CHALLENGE
Transcribe the entries below exactly.

Records with drawing code:
— start —
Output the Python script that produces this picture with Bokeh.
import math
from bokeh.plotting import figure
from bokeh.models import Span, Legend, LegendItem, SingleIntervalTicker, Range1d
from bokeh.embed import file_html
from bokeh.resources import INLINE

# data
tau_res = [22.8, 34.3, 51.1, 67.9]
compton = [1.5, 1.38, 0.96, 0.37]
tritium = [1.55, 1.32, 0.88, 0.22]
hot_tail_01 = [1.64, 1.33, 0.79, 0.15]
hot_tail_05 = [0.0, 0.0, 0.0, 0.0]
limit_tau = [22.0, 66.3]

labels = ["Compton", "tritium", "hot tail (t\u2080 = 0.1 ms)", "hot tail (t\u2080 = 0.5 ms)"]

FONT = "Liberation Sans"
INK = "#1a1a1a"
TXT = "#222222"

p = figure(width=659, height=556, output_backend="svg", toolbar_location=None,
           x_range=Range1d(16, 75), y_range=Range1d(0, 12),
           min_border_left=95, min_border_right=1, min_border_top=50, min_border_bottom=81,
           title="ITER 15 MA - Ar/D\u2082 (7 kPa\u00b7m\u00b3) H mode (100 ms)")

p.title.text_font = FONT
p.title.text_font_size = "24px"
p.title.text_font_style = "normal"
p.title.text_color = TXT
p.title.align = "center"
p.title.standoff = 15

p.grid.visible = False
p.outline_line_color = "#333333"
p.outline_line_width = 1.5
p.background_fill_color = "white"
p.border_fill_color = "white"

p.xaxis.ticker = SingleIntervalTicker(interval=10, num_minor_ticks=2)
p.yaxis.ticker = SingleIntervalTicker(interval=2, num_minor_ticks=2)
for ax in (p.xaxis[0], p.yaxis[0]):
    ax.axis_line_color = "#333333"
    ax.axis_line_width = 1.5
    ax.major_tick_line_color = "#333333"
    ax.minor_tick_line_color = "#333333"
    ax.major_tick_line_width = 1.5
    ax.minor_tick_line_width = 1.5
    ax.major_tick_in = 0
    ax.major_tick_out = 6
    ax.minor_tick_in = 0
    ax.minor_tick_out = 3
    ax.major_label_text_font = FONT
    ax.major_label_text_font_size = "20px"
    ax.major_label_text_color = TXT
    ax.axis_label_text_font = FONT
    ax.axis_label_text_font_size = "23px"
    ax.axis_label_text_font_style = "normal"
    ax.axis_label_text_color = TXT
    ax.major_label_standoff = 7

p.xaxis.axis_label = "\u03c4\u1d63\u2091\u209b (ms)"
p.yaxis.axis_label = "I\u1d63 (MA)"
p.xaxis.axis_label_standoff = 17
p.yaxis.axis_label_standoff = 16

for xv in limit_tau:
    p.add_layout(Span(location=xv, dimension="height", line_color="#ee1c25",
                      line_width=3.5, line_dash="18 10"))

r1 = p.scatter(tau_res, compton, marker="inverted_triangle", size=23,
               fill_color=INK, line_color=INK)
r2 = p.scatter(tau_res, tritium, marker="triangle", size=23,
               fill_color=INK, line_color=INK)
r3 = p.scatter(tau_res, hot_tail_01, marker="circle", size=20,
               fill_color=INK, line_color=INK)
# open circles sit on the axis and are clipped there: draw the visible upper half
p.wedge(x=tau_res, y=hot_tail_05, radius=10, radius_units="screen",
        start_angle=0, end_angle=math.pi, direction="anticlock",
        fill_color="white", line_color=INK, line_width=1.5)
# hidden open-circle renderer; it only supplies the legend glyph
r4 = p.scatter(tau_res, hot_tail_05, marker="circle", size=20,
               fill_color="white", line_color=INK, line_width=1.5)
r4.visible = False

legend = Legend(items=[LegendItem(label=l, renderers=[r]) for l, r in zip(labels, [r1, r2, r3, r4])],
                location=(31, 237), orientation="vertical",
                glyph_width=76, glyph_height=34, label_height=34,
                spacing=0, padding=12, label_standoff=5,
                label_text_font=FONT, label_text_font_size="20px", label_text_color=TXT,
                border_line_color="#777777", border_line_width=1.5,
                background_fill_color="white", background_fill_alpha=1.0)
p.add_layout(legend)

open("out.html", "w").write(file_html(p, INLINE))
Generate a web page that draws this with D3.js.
— end —
THE RESPONSE
Output the Python script that produces this picture with Bokeh.
import math
from bokeh.plotting import figure
from bokeh.models import Span, Legend, LegendItem, SingleIntervalTicker, Range1d
from bokeh.embed import file_html
from bokeh.resources import INLINE

# data
tau_res = [22.8, 34.3, 51.1, 67.9]
compton = [1.5, 1.38, 0.96, 0.37]
tritium = [1.55, 1.32, 0.88, 0.22]
hot_tail_01 = [1.64, 1.33, 0.79, 0.15]
hot_tail_05 = [0.0, 0.0, 0.0, 0.0]
limit_tau = [22.0, 66.3]

labels = ["Compton", "tritium", "hot tail (t\u2080 = 0.1 ms)", "hot tail (t\u2080 = 0.5 ms)"]

FONT = "Liberation Sans"
INK = "#1a1a1a"
TXT = "#222222"

p = figure(width=659, height=556, output_backend="svg", toolbar_location=None,
           x_range=Range1d(16, 75), y_range=Range1d(0, 12),
           min_border_left=95, min_border_right=1, min_border_top=50, min_border_bottom=81,
           title="ITER 15 MA - Ar/D\u2082 (7 kPa\u00b7m\u00b3) H mode (100 ms)")

p.title.text_font = FONT
p.title.text_font_size = "24px"
p.title.text_font_style = "normal"
p.title.text_color = TXT
p.title.align = "center"
p.title.standoff = 15

p.grid.visible = False
p.outline_line_color = "#333333"
p.outline_line_width = 1.5
p.background_fill_color = "white"
p.border_fill_color = "white"

p.xaxis.ticker = SingleIntervalTicker(interval=10, num_minor_ticks=2)
p.yaxis.ticker = SingleIntervalTicker(interval=2, num_minor_ticks=2)
for ax in (p.xaxis[0], p.yaxis[0]):
    ax.axis_line_color = "#333333"
    ax.axis_line_width = 1.5
    ax.major_tick_line_color = "#333333"
    ax.minor_tick_line_color = "#333333"
    ax.major_tick_line_width = 1.5
    ax.minor_tick_line_width = 1.5
    ax.major_tick_in = 0
    ax.major_tick_out = 6
    ax.minor_tick_in = 0
    ax.minor_tick_out = 3
    ax.major_label_text_font = FONT
    ax.major_label_text_font_size = "20px"
    ax.major_label_text_color = TXT
    ax.axis_label_text_font = FONT
    ax.axis_label_text_font_size = "23px"
    ax.axis_label_text_font_style = "normal"
    ax.axis_label_text_color = TXT
    ax.major_label_standoff = 7

p.xaxis.axis_label = "\u03c4\u1d63\u2091\u209b (ms)"
p.yaxis.axis_label = "I\u1d63 (MA)"
p.xaxis.axis_label_standoff = 17
p.yaxis.axis_label_standoff = 16

for xv in limit_tau:
    p.add_layout(Span(location=xv, dimension="height", line_color="#ee1c25",
                      line_width=3.5, line_dash="18 10"))

r1 = p.scatter(tau_res, compton, marker="inverted_triangle", size=23,
               fill_color=INK, line_color=INK)
r2 = p.scatter(tau_res, tritium, marker="triangle", size=23,
               fill_color=INK, line_color=INK)
r3 = p.scatter(tau_res, hot_tail_01, marker="circle", size=20,
               fill_color=INK, line_color=INK)
# open circles sit on the axis and are clipped there: draw the visible upper half
p.wedge(x=tau_res, y=hot_tail_05, radius=10, radius_units="screen",
        start_angle=0, end_angle=math.pi, direction="anticlock",
        fill_color="white", line_color=INK, line_width=1.5)
# hidden open-circle renderer; it only supplies the legend glyph
r4 = p.scatter(tau_res, hot_tail_05, marker="circle", size=20,
               fill_color="white", line_color=INK, line_width=1.5)
r4.visible = False

legend = Legend(items=[LegendItem(label=l, renderers=[r]) for l, r in zip(labels, [r1, r2, r3, r4])],
                location=(31, 237), orientation="vertical",
                glyph_width=76, glyph_height=34, label_height=34,
                spacing=0, padding=12, label_standoff=5,
                label_text_font=FONT, label_text_font_size="20px", label_text_color=TXT,
                border_line_color="#777777", border_line_width=1.5,
                background_fill_color="white", background_fill_alpha=1.0)
p.add_layout(legend)

open("out.html", "w").write(file_html(p, INLINE))
Generate a web page that draws this with D3.js.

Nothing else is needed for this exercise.